ICT & Biomedical Technology Integration Unit, Centre for Innovation and Technology Transfer (CITT), Fondazione Don Carlo Gnocchi Onlus, Via Capecelatro 66, 20148 Milan, Italy.
Applied Technology for Neuro-Psychology Lab, IRCCS Istituto Auxologico Italiano, P.le Brescia 20, 20149 Milan, Italy.
Department of Psychology, Catholic University of Milan, Largo A. Gemelli 1, 20123 Milan, Italy.
Department of Pathophysiology and Transplantation, "Dino Ferrari" Center, Università degli Studi di Milano, Via Francesco Sforza 35, 20122 Milan, Italy.

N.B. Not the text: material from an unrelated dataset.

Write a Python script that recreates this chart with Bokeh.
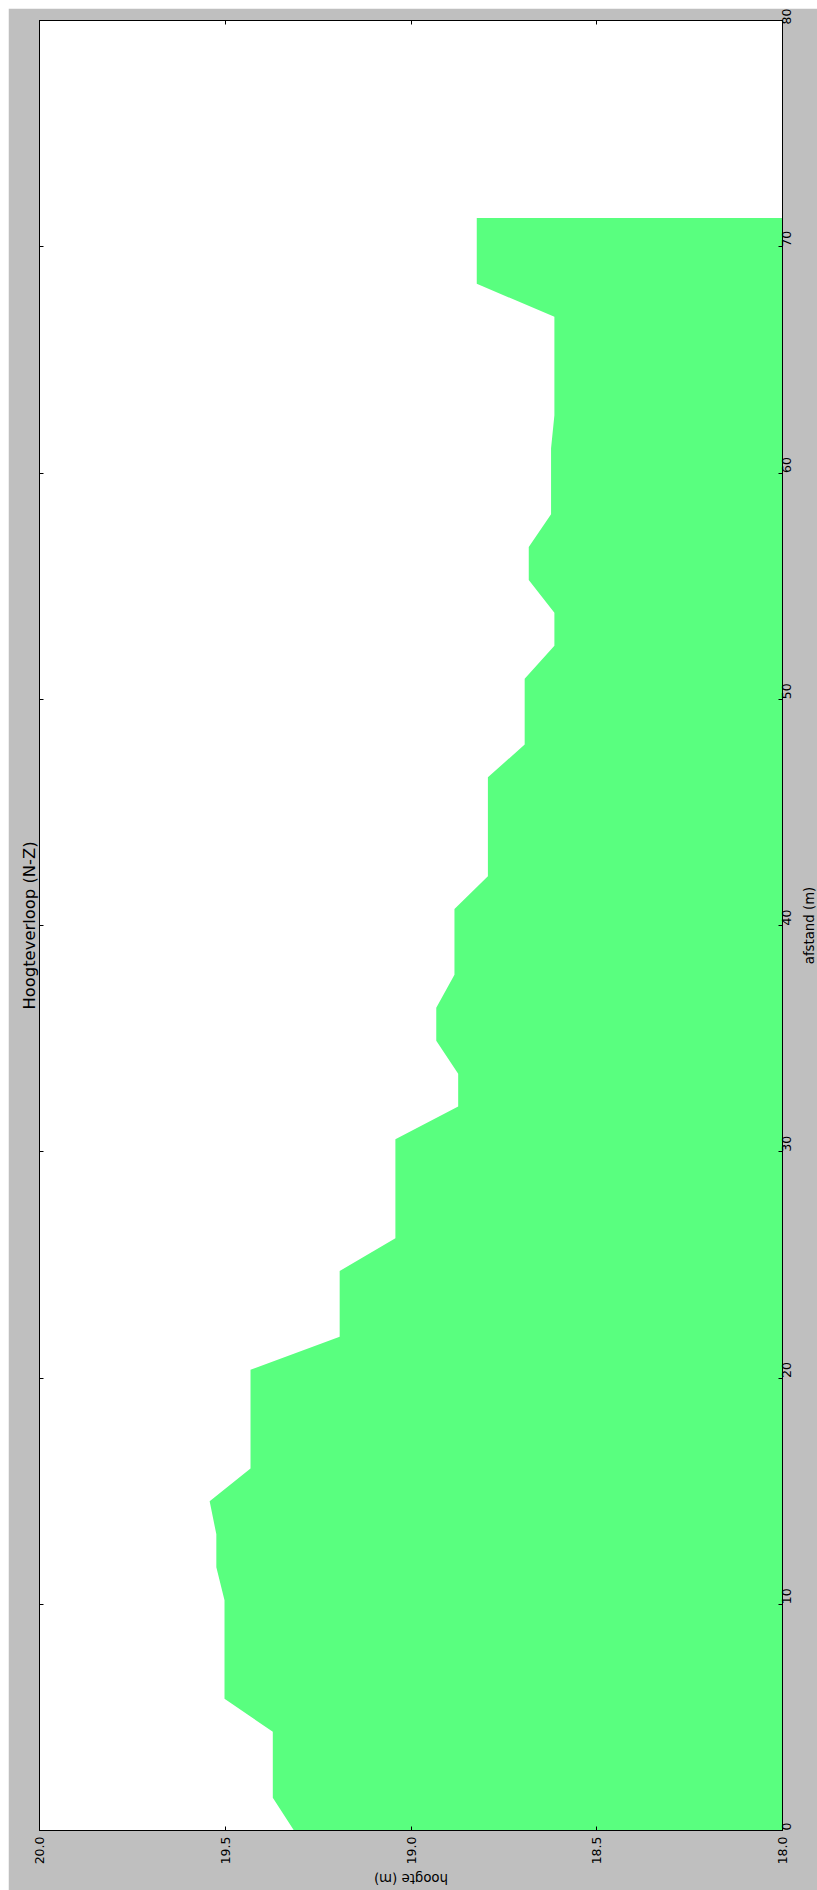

Alongside the best-known applications of brain-computer interface (BCI) technology for restoring communication abilities and controlling external devices, we present the state of the art of BCI use for cognitive assessment and training purposes. We first describe some preliminary attempts to develop verbal-motor free BCI-based tests for evaluating specific or multiple cognitive domains in patients with Amyotrophic Lateral Sclerosis, disorders of consciousness, and other neurological diseases. Then we present the more heterogeneous and advanced field of BCI-based cognitive training, which has its roots in the context of neurofeedback therapy and addresses patients with neurological developmental disorders (autism spectrum disorder and attention-deficit/hyperactivity disorder), stroke patients, and elderly subjects. We discuss some advantages of BCI for both assessment and training purposes, the former concerning the possibility of longitudinally and reliably evaluating cognitive functions in patients with severe motor disabilities, the latter regarding the possibility of enhancing patients' motivation and engagement for improving neural plasticity. Finally, we discuss some present and future challenges in the BCI use for the described purposes.